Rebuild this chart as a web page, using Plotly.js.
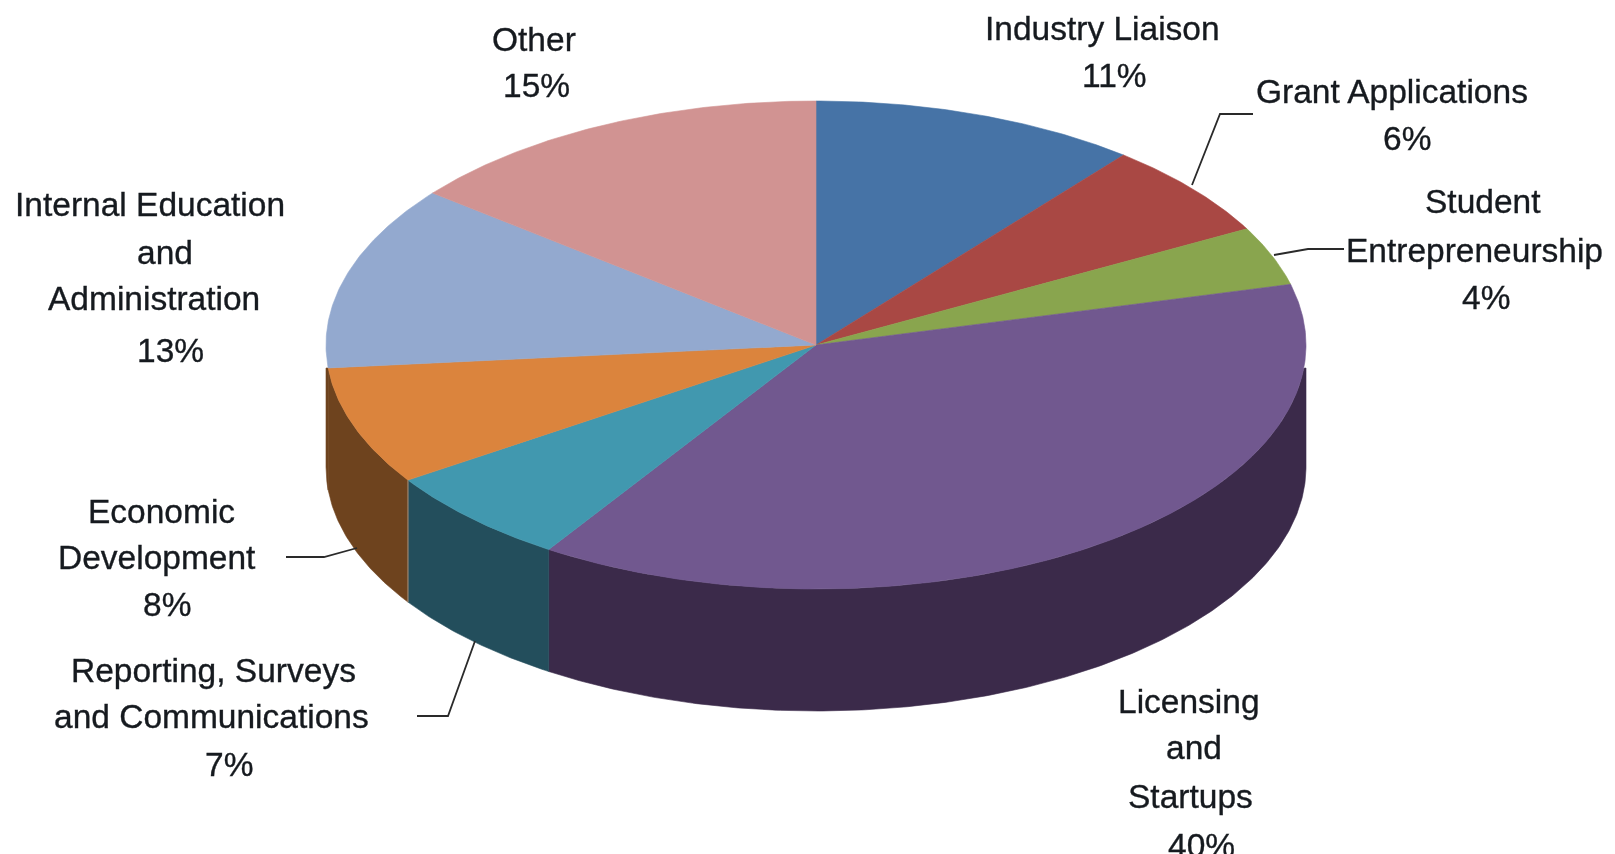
<!DOCTYPE html>
<html>
<head>
<meta charset="utf-8">
<script src="https://cdn.plot.ly/plotly-3.0.1.min.js"></script>
<style>
html,body{margin:0;padding:0;background:#fff;overflow:hidden}
#chart{width:1615px;height:854px;filter:blur(0.45px)}
#chart .annotation-text{stroke:#161a1f;stroke-width:0.35px}
</style>
</head>
<body>
<div id="chart"></div>
<script>
// Data, clockwise from 12 o'clock
const categories = ["Industry Liaison","Grant Applications","Student Entrepreneurship","Licensing and Startups","Reporting, Surveys and Communications","Economic Development","Internal Education and Administration","Other"];
const labelPercents = [11,6,4,40,7,8,13,15];
const sliceShares = [10.8,6.3,3.9,38.18,6.48,7.84,12.2,14.3];
const topColors = ["#4673A6","#A94844","#89A54E","#71588F","#4198AF","#DB843D","#93A9CF","#D19392"];
const wallColors = ["#2B4A6E","#6E2C2A","#566B30","#3B2A4A","#234E5C","#6E431E","#6E431E","#8A5F5E"];

// Layout of the drawing
const W = 1615, H = 854;
const pie = {cx:816, cy:345, rx:490, ry:244, depth:122, wallTop:368};
const textColor = "#161a1f", fontSize = 33.5;
const labelLines = [
  ["Industry Liaison",1102,28],["11%",1114,75],
  ["Grant Applications",1392,91],["6%",1407,138],
  ["Student",1483,201],["Entrepreneurship",1474,250],["4%",1486,297],
  ["Other",534,39],["15%",536,85],
  ["Internal Education",150,204],["and",165,252],["Administration",154,298],["13%",170,350],
  ["Economic",161,511],["Development",157,557],["8%",167,604],
  ["Reporting, Surveys",213,670],["and Communications",211,716],["7%",229,764],
  ["Licensing",1189,701],["and",1194,747],["Startups",1190,796],["40%",1201,845]
];
const leaders = [
  [[1253,1220,1192],[114,114,185]],
  [[1344,1308,1274],[249,249,255]],
  [[286,324,357],[557,557,548]],
  [[417,448,475],[716,716,641]]
];
const seamAfterSlice = 4; // light seam on the wall between Reporting and Economic Development

const total = sliceShares.reduce((a,b)=>a+b,0);
const px = (deg,dy=0)=>[pie.cx+pie.rx*Math.sin(deg*Math.PI/180), pie.cy-pie.ry*Math.cos(deg*Math.PI/180)+dy];
const wallPx = (deg,dy=0)=>{const p=px(deg,dy);return [p[0],Math.max(p[1],pie.wallTop)];};
function arc(a,b){const n=Math.max(2,Math.ceil(Math.abs(b-a)*2));const out=[];for(let i=0;i<=n;i++)out.push(a+(b-a)*i/n);return out;}
function poly(points,fill){return {type:"scatter",mode:"lines",x:points.map(p=>p[0]),y:points.map(p=>p[1]),fill:"toself",fillcolor:fill,line:{color:fill,width:0.6},hoverinfo:"skip",showlegend:false};}

const walls=[], tops=[], seams=[];
let start=0;
sliceShares.forEach((v,i)=>{
  const end=start+v/total*360;
  const a=Math.max(start,90), b=Math.min(end,270);
  if(b>a){
    const angles=arc(a,b);
    const pts=angles.map(d=>wallPx(d)).concat(angles.slice().reverse().map(d=>wallPx(d,pie.depth)));
    pts.push(pts[0]);
    walls.push(poly(pts,wallColors[i]));
  }
  if(i===seamAfterSlice){
    const t=px(end), u=px(end,pie.depth);
    seams.push({type:"scatter",mode:"lines",x:[t[0],u[0]],y:[t[1],u[1]],line:{color:"rgba(190,175,160,0.75)",width:1},hoverinfo:"skip",showlegend:false});
  }
  const pts=[[pie.cx,pie.cy]].concat(arc(start,end).map(d=>px(d)));
  pts.push([pie.cx,pie.cy]);
  tops.push(poly(pts,topColors[i]));
  start=end;
});
const leaderTraces=leaders.map(l=>({type:"scatter",mode:"lines",x:l[0],y:l[1],line:{color:"#2a2a2a",width:1.8},hoverinfo:"skip",showlegend:false}));

const annotations=labelLines.map(l=>({text:l[0],x:l[1],y:l[2],xref:"x",yref:"y",xanchor:"center",yanchor:"middle",showarrow:false,font:{family:"Liberation Sans, Arial, sans-serif",size:fontSize,color:textColor}}));

Plotly.newPlot("chart",walls.concat(seams,tops,leaderTraces),{
  width:W,height:H,margin:{l:0,r:0,t:0,b:0},paper_bgcolor:"#fff",plot_bgcolor:"#fff",showlegend:false,
  xaxis:{range:[0,W],visible:false,fixedrange:true},
  yaxis:{range:[H,0],visible:false,fixedrange:true},
  annotations
},{displayModeBar:false,staticPlot:true});
</script>
</body>
</html>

--------------------------------------------------

Given problem -
Output each line exactly; omit every picture.

Correct result -
Rebuild this chart as a web page, using Plotly.js.
<!DOCTYPE html>
<html>
<head>
<meta charset="utf-8">
<script src="https://cdn.plot.ly/plotly-3.0.1.min.js"></script>
<style>
html,body{margin:0;padding:0;background:#fff;overflow:hidden}
#chart{width:1615px;height:854px;filter:blur(0.45px)}
#chart .annotation-text{stroke:#161a1f;stroke-width:0.35px}
</style>
</head>
<body>
<div id="chart"></div>
<script>
// Data, clockwise from 12 o'clock
const categories = ["Industry Liaison","Grant Applications","Student Entrepreneurship","Licensing and Startups","Reporting, Surveys and Communications","Economic Development","Internal Education and Administration","Other"];
const labelPercents = [11,6,4,40,7,8,13,15];
const sliceShares = [10.8,6.3,3.9,38.18,6.48,7.84,12.2,14.3];
const topColors = ["#4673A6","#A94844","#89A54E","#71588F","#4198AF","#DB843D","#93A9CF","#D19392"];
const wallColors = ["#2B4A6E","#6E2C2A","#566B30","#3B2A4A","#234E5C","#6E431E","#6E431E","#8A5F5E"];

// Layout of the drawing
const W = 1615, H = 854;
const pie = {cx:816, cy:345, rx:490, ry:244, depth:122, wallTop:368};
const textColor = "#161a1f", fontSize = 33.5;
const labelLines = [
  ["Industry Liaison",1102,28],["11%",1114,75],
  ["Grant Applications",1392,91],["6%",1407,138],
  ["Student",1483,201],["Entrepreneurship",1474,250],["4%",1486,297],
  ["Other",534,39],["15%",536,85],
  ["Internal Education",150,204],["and",165,252],["Administration",154,298],["13%",170,350],
  ["Economic",161,511],["Development",157,557],["8%",167,604],
  ["Reporting, Surveys",213,670],["and Communications",211,716],["7%",229,764],
  ["Licensing",1189,701],["and",1194,747],["Startups",1190,796],["40%",1201,845]
];
const leaders = [
  [[1253,1220,1192],[114,114,185]],
  [[1344,1308,1274],[249,249,255]],
  [[286,324,357],[557,557,548]],
  [[417,448,475],[716,716,641]]
];
const seamAfterSlice = 4; // light seam on the wall between Reporting and Economic Development

const total = sliceShares.reduce((a,b)=>a+b,0);
const px = (deg,dy=0)=>[pie.cx+pie.rx*Math.sin(deg*Math.PI/180), pie.cy-pie.ry*Math.cos(deg*Math.PI/180)+dy];
const wallPx = (deg,dy=0)=>{const p=px(deg,dy);return [p[0],Math.max(p[1],pie.wallTop)];};
function arc(a,b){const n=Math.max(2,Math.ceil(Math.abs(b-a)*2));const out=[];for(let i=0;i<=n;i++)out.push(a+(b-a)*i/n);return out;}
function poly(points,fill){return {type:"scatter",mode:"lines",x:points.map(p=>p[0]),y:points.map(p=>p[1]),fill:"toself",fillcolor:fill,line:{color:fill,width:0.6},hoverinfo:"skip",showlegend:false};}

const walls=[], tops=[], seams=[];
let start=0;
sliceShares.forEach((v,i)=>{
  const end=start+v/total*360;
  const a=Math.max(start,90), b=Math.min(end,270);
  if(b>a){
    const angles=arc(a,b);
    const pts=angles.map(d=>wallPx(d)).concat(angles.slice().reverse().map(d=>wallPx(d,pie.depth)));
    pts.push(pts[0]);
    walls.push(poly(pts,wallColors[i]));
  }
  if(i===seamAfterSlice){
    const t=px(end), u=px(end,pie.depth);
    seams.push({type:"scatter",mode:"lines",x:[t[0],u[0]],y:[t[1],u[1]],line:{color:"rgba(190,175,160,0.75)",width:1},hoverinfo:"skip",showlegend:false});
  }
  const pts=[[pie.cx,pie.cy]].concat(arc(start,end).map(d=>px(d)));
  pts.push([pie.cx,pie.cy]);
  tops.push(poly(pts,topColors[i]));
  start=end;
});
const leaderTraces=leaders.map(l=>({type:"scatter",mode:"lines",x:l[0],y:l[1],line:{color:"#2a2a2a",width:1.8},hoverinfo:"skip",showlegend:false}));

const annotations=labelLines.map(l=>({text:l[0],x:l[1],y:l[2],xref:"x",yref:"y",xanchor:"center",yanchor:"middle",showarrow:false,font:{family:"Liberation Sans, Arial, sans-serif",size:fontSize,color:textColor}}));

Plotly.newPlot("chart",walls.concat(seams,tops,leaderTraces),{
  width:W,height:H,margin:{l:0,r:0,t:0,b:0},paper_bgcolor:"#fff",plot_bgcolor:"#fff",showlegend:false,
  xaxis:{range:[0,W],visible:false,fixedrange:true},
  yaxis:{range:[H,0],visible:false,fixedrange:true},
  annotations
},{displayModeBar:false,staticPlot:true});
</script>
</body>
</html>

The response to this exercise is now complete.